As noted at the outset, the promulgation of the 1972 Constitution established the Republic of Sri Lanka. This was the first time in the history of the island that the republican form of state was established (discounting the period under which parts of the littoral were controlled by the Dutch East India Company during the time the Netherlands were a confederated republic). Formally, this meant that the head of state was no longer a hereditary monarch, and substantively, that the new Sri Lankan republic was entirely legally autochthonous, i.e., there was no longer any constitutional link to a foreign country and that the states power derived exclusive from the people of Sri Lanka. More normatively, however, due to the exclusionary nature of the new state, its republican credentials have always been open to question. In political philosophy, a republic is defined by the commitment of the state to the principle of non-domination. This means that democratic majoritarianism has always to be balanced and countervailed by minority protection devices (‘minority’ here defined as the section of the population that is not within the democratic majority in any decision of political significance). As is clear from the discussion above, the Sri Lankan state is a republic only in the formalistic sense of not having a monarchy at its head; by every other normative reckoning, it is not a republic at all, but an ethnocracy in which the politically dominant ethnicity is constitutionally privileged.
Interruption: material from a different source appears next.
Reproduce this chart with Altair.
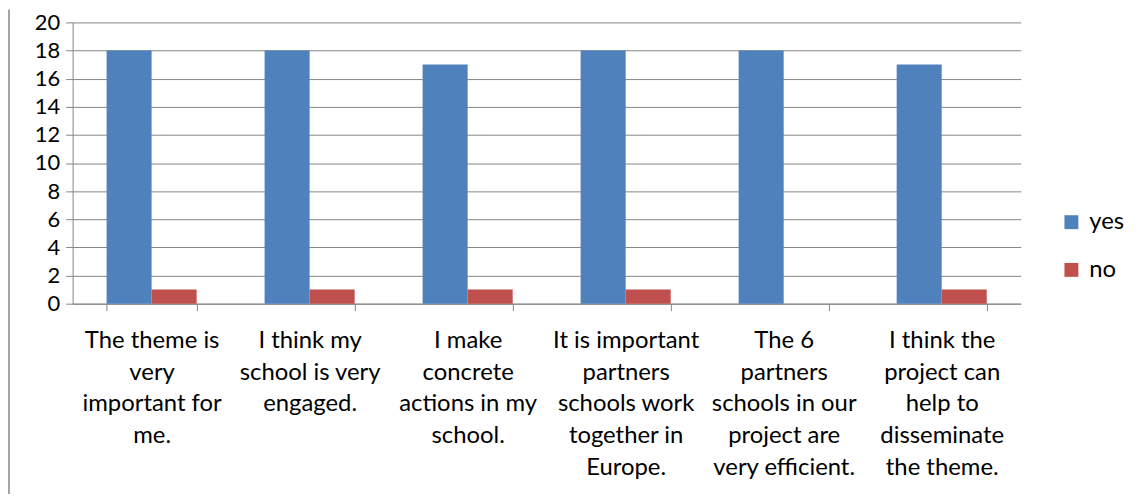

The January 2015 presidential election saw the victory of the common opposition on a platform that had constitution reform, and in particular the reform or abolition of the executive presidency, as its centrepiece. Notwithstanding various compromises during its drafting, the recently enacted Nineteenth Amendment represents a substantial change for the better in Sri Lanka’s governing arrangements. In the best possible reading, the President no longer commands, but has to work in cooperation with a Cabinet of Ministers that is responsible to Parliament. This can be seen as restoring a semblance of balance to a constitution that had given the presidency overwhelming pre-eminence before. It has reduced the terms of both President and Parliament to five years from the previous six, it has provided that these terms are (more or less) fixed, and it has reintroduced the two-term limit on presidential office. It has made the President’s exercise of power susceptible to the fundamental rights jurisdiction of the Supreme Court. Re-empowered independent commissions would oversee key state services and the Constitutional Council will regulate presidential appointments. Thus the Nineteenth Amendment establishes both a better structural balance between the executive and the legislature, and a substantial framework for de-politicisation. It will have to be seen how well it is implemented.
The structure here is seen as a series of simple relationships between the three instruments or branches of government, the legislature, the executive and the judiciary. The supreme power of the people is represented in the open sided structure that is the legislature, the executive power too lies in it, though a ceremonial presidency is placed atop this to represent the leadership of the executive and approached through and from it and derives its power and is supported by the lower level structure, the legislature. The judiciary also deriving its power from the legislature is however seen to be separate and distinct and is approached from the legislature through a clearly structured access as it is from the presidency. A separate independent access is provided for the people to the judiciary which allows for redress of injustices that may arise from the abuse of state power.
In outward appearance the building represents a singular view of a majoritarian government and projects a homogenous style except in the Judiciary which is clearly manifest as different. The architectural style adopted here is the one most commonly associated with the royal and monastic buildings of the past.
The removal of some of the spatial relations related to the hyper presidential situation can only be seen as a reduction of the stresses placed on the original foundations and flaws. While this will certainly prolong the life of the structure to a degree, the fundamental flaws existing in the ground continue to exist and are now more that ever visible for all to see. While the grand structure of Presidentialism managed to hide some of the flaws by distraction, what now happens is that the flaws are much more obvious and the dismantling of some of the structures could prove to be difficult and in some situations perhaps impossible. The drawings begin to suggest what the new scenario could look like, but because the fundamental flaws still remain the suggestion may be to strip the structure down to basics and start again by addressing the ground conditions, but even here, instead of the expensive underpinning of the existing structures, it may be more viable to demolish and build anew a structure that addresses all the issues including those of the site.